# EXERCISE REQUIREMENTS:
Include the line containing "ML, MT = 290, 49" and all lines before it, repeated exactly from the listing below, without pictures.

## BEGIN SOURCE MATERIAL

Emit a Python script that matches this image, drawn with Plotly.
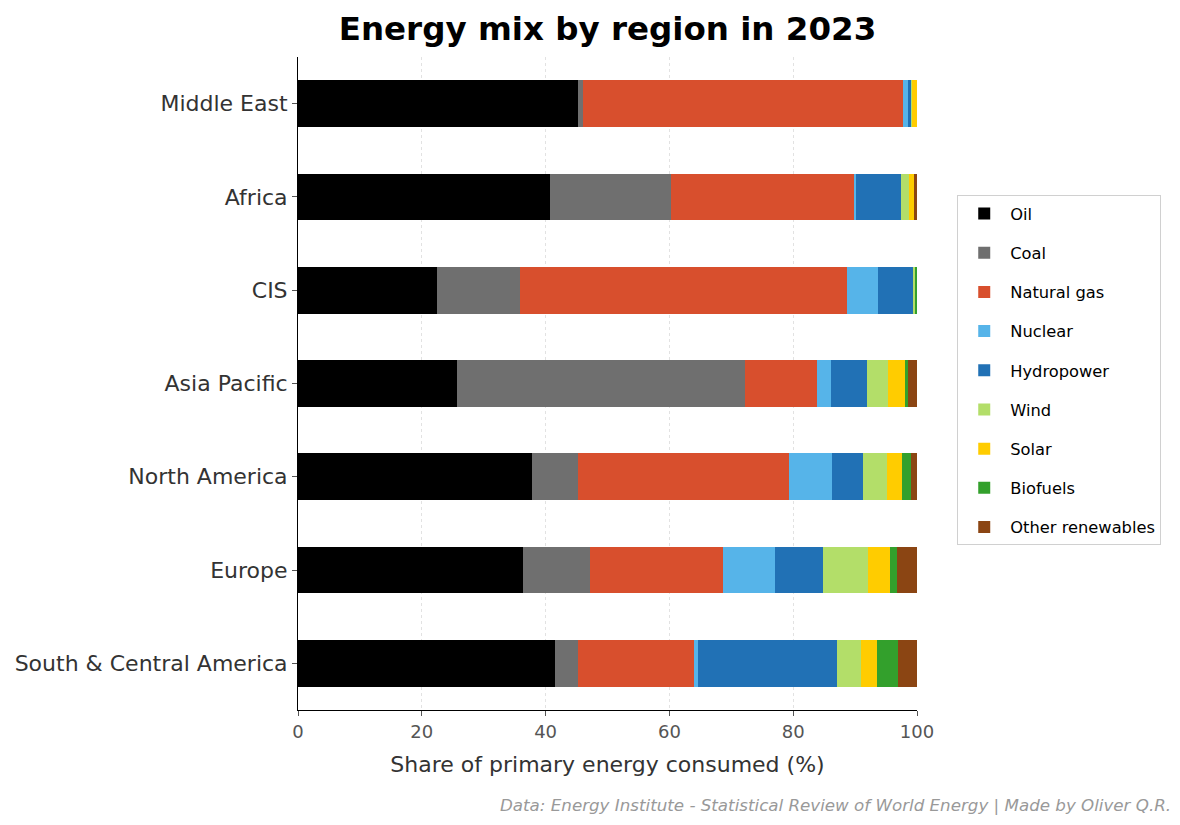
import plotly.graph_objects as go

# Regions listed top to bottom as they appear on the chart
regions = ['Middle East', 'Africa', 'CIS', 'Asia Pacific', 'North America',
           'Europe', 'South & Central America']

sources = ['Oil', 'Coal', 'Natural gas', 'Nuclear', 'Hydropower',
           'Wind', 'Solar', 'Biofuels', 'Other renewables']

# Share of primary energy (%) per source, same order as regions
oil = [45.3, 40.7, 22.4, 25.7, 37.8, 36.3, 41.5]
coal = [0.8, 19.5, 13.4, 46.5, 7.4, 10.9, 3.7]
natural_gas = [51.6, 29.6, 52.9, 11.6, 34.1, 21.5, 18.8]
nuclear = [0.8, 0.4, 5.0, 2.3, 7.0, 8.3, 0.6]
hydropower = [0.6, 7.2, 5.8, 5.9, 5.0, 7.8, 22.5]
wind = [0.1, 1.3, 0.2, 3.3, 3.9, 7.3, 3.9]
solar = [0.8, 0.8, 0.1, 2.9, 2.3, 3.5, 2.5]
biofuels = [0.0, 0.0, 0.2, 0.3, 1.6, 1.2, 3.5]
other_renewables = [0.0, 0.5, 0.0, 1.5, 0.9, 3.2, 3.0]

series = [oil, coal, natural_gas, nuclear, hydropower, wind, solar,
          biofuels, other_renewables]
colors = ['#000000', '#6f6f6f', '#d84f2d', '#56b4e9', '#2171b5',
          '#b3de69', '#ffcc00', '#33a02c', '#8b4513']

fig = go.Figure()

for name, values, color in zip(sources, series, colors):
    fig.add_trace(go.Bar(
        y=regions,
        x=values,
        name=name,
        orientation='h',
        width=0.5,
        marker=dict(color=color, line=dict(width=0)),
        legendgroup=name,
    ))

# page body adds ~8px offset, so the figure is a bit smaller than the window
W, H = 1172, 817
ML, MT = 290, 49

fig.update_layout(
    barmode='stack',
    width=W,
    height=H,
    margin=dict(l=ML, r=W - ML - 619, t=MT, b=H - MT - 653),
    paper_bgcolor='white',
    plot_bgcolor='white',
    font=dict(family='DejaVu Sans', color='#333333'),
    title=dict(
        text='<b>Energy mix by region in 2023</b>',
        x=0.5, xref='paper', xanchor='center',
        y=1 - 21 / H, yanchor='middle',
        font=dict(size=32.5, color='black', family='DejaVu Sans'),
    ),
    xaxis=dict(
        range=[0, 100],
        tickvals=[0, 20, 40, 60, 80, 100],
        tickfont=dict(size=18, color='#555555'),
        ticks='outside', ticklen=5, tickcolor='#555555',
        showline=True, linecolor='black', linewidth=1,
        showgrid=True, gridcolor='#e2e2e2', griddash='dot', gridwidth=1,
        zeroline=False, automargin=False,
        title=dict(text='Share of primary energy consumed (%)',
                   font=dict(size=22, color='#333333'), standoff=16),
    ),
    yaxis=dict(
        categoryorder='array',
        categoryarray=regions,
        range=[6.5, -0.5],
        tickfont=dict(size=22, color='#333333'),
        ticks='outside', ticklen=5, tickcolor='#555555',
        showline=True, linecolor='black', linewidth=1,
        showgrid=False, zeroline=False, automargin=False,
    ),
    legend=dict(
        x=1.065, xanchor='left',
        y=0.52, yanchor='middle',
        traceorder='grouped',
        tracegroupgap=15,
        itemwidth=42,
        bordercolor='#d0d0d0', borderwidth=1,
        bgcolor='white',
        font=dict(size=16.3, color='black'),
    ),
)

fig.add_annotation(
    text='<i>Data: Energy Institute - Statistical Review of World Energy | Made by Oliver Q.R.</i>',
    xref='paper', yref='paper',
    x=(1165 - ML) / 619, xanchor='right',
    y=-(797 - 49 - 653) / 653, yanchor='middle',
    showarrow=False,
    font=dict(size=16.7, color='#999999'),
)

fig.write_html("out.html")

## END SOURCE MATERIAL

# REPLY TO THE EXERCISE:
Emit a Python script that matches this image, drawn with Plotly.
import plotly.graph_objects as go

# Regions listed top to bottom as they appear on the chart
regions = ['Middle East', 'Africa', 'CIS', 'Asia Pacific', 'North America',
           'Europe', 'South & Central America']

sources = ['Oil', 'Coal', 'Natural gas', 'Nuclear', 'Hydropower',
           'Wind', 'Solar', 'Biofuels', 'Other renewables']

# Share of primary energy (%) per source, same order as regions
oil = [45.3, 40.7, 22.4, 25.7, 37.8, 36.3, 41.5]
coal = [0.8, 19.5, 13.4, 46.5, 7.4, 10.9, 3.7]
natural_gas = [51.6, 29.6, 52.9, 11.6, 34.1, 21.5, 18.8]
nuclear = [0.8, 0.4, 5.0, 2.3, 7.0, 8.3, 0.6]
hydropower = [0.6, 7.2, 5.8, 5.9, 5.0, 7.8, 22.5]
wind = [0.1, 1.3, 0.2, 3.3, 3.9, 7.3, 3.9]
solar = [0.8, 0.8, 0.1, 2.9, 2.3, 3.5, 2.5]
biofuels = [0.0, 0.0, 0.2, 0.3, 1.6, 1.2, 3.5]
other_renewables = [0.0, 0.5, 0.0, 1.5, 0.9, 3.2, 3.0]

series = [oil, coal, natural_gas, nuclear, hydropower, wind, solar,
          biofuels, other_renewables]
colors = ['#000000', '#6f6f6f', '#d84f2d', '#56b4e9', '#2171b5',
          '#b3de69', '#ffcc00', '#33a02c', '#8b4513']

fig = go.Figure()

for name, values, color in zip(sources, series, colors):
    fig.add_trace(go.Bar(
        y=regions,
        x=values,
        name=name,
        orientation='h',
        width=0.5,
        marker=dict(color=color, line=dict(width=0)),
        legendgroup=name,
    ))

# page body adds ~8px offset, so the figure is a bit smaller than the window
W, H = 1172, 817
ML, MT = 290, 49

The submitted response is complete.